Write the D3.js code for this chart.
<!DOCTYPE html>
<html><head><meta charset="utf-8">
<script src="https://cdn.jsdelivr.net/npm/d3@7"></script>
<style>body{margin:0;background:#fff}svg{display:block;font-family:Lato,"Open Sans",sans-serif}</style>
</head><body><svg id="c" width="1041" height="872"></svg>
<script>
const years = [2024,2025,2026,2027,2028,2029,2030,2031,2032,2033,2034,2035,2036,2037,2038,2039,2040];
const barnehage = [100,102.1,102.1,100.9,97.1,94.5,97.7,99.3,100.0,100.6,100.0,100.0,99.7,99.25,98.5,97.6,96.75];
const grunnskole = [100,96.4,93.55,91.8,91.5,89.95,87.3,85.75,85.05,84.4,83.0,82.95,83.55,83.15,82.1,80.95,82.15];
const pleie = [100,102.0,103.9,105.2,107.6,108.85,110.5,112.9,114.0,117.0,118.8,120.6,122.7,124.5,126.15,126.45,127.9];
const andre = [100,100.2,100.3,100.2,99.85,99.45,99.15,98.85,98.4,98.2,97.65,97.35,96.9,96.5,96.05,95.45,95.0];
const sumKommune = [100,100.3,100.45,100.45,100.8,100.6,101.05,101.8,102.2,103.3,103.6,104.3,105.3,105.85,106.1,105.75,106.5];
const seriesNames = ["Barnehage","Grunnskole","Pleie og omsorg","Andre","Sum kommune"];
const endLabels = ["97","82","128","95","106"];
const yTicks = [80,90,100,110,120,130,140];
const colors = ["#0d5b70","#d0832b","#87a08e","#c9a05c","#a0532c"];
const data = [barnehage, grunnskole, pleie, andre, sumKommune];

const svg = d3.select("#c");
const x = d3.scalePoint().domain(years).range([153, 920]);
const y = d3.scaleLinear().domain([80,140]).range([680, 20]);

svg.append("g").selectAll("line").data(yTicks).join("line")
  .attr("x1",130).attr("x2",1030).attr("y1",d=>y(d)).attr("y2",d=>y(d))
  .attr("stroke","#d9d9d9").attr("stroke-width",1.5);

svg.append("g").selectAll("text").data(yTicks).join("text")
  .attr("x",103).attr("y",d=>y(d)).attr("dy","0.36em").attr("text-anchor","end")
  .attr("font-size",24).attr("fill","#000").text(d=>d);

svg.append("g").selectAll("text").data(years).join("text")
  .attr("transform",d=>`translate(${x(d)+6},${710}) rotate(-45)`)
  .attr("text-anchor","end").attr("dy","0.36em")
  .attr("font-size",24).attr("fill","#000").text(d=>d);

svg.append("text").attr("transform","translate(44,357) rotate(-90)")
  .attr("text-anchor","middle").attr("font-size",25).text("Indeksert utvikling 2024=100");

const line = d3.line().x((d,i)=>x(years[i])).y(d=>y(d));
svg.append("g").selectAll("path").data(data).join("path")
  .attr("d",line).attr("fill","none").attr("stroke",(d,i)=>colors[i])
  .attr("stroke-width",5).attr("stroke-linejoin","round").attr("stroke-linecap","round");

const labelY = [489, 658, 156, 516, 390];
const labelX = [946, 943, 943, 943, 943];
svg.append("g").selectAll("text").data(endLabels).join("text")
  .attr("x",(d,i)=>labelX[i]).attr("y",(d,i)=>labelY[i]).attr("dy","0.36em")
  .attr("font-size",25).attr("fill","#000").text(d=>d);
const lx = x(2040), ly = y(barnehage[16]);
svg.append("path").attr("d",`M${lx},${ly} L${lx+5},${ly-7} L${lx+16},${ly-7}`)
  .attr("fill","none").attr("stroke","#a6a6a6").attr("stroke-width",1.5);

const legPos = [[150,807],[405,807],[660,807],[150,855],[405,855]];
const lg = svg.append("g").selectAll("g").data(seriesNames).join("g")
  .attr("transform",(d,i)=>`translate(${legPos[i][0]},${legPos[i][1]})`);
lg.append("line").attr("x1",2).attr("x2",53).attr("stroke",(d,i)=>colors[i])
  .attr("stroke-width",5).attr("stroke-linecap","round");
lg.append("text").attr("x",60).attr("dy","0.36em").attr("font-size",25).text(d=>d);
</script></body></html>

· · ·

Your objective => Repeat the data above exactly.

Completed task =>
Write the D3.js code for this chart.
<!DOCTYPE html>
<html><head><meta charset="utf-8">
<script src="https://cdn.jsdelivr.net/npm/d3@7"></script>
<style>body{margin:0;background:#fff}svg{display:block;font-family:Lato,"Open Sans",sans-serif}</style>
</head><body><svg id="c" width="1041" height="872"></svg>
<script>
const years = [2024,2025,2026,2027,2028,2029,2030,2031,2032,2033,2034,2035,2036,2037,2038,2039,2040];
const barnehage = [100,102.1,102.1,100.9,97.1,94.5,97.7,99.3,100.0,100.6,100.0,100.0,99.7,99.25,98.5,97.6,96.75];
const grunnskole = [100,96.4,93.55,91.8,91.5,89.95,87.3,85.75,85.05,84.4,83.0,82.95,83.55,83.15,82.1,80.95,82.15];
const pleie = [100,102.0,103.9,105.2,107.6,108.85,110.5,112.9,114.0,117.0,118.8,120.6,122.7,124.5,126.15,126.45,127.9];
const andre = [100,100.2,100.3,100.2,99.85,99.45,99.15,98.85,98.4,98.2,97.65,97.35,96.9,96.5,96.05,95.45,95.0];
const sumKommune = [100,100.3,100.45,100.45,100.8,100.6,101.05,101.8,102.2,103.3,103.6,104.3,105.3,105.85,106.1,105.75,106.5];
const seriesNames = ["Barnehage","Grunnskole","Pleie og omsorg","Andre","Sum kommune"];
const endLabels = ["97","82","128","95","106"];
const yTicks = [80,90,100,110,120,130,140];
const colors = ["#0d5b70","#d0832b","#87a08e","#c9a05c","#a0532c"];
const data = [barnehage, grunnskole, pleie, andre, sumKommune];

const svg = d3.select("#c");
const x = d3.scalePoint().domain(years).range([153, 920]);
const y = d3.scaleLinear().domain([80,140]).range([680, 20]);

svg.append("g").selectAll("line").data(yTicks).join("line")
  .attr("x1",130).attr("x2",1030).attr("y1",d=>y(d)).attr("y2",d=>y(d))
  .attr("stroke","#d9d9d9").attr("stroke-width",1.5);

svg.append("g").selectAll("text").data(yTicks).join("text")
  .attr("x",103).attr("y",d=>y(d)).attr("dy","0.36em").attr("text-anchor","end")
  .attr("font-size",24).attr("fill","#000").text(d=>d);

svg.append("g").selectAll("text").data(years).join("text")
  .attr("transform",d=>`translate(${x(d)+6},${710}) rotate(-45)`)
  .attr("text-anchor","end").attr("dy","0.36em")
  .attr("font-size",24).attr("fill","#000").text(d=>d);

svg.append("text").attr("transform","translate(44,357) rotate(-90)")
  .attr("text-anchor","middle").attr("font-size",25).text("Indeksert utvikling 2024=100");

const line = d3.line().x((d,i)=>x(years[i])).y(d=>y(d));
svg.append("g").selectAll("path").data(data).join("path")
  .attr("d",line).attr("fill","none").attr("stroke",(d,i)=>colors[i])
  .attr("stroke-width",5).attr("stroke-linejoin","round").attr("stroke-linecap","round");

const labelY = [489, 658, 156, 516, 390];
const labelX = [946, 943, 943, 943, 943];
svg.append("g").selectAll("text").data(endLabels).join("text")
  .attr("x",(d,i)=>labelX[i]).attr("y",(d,i)=>labelY[i]).attr("dy","0.36em")
  .attr("font-size",25).attr("fill","#000").text(d=>d);
const lx = x(2040), ly = y(barnehage[16]);
svg.append("path").attr("d",`M${lx},${ly} L${lx+5},${ly-7} L${lx+16},${ly-7}`)
  .attr("fill","none").attr("stroke","#a6a6a6").attr("stroke-width",1.5);

const legPos = [[150,807],[405,807],[660,807],[150,855],[405,855]];
const lg = svg.append("g").selectAll("g").data(seriesNames).join("g")
  .attr("transform",(d,i)=>`translate(${legPos[i][0]},${legPos[i][1]})`);
lg.append("line").attr("x1",2).attr("x2",53).attr("stroke",(d,i)=>colors[i])
  .attr("stroke-width",5).attr("stroke-linecap","round");
lg.append("text").attr("x",60).attr("dy","0.36em").attr("font-size",25).text(d=>d);
</script></body></html>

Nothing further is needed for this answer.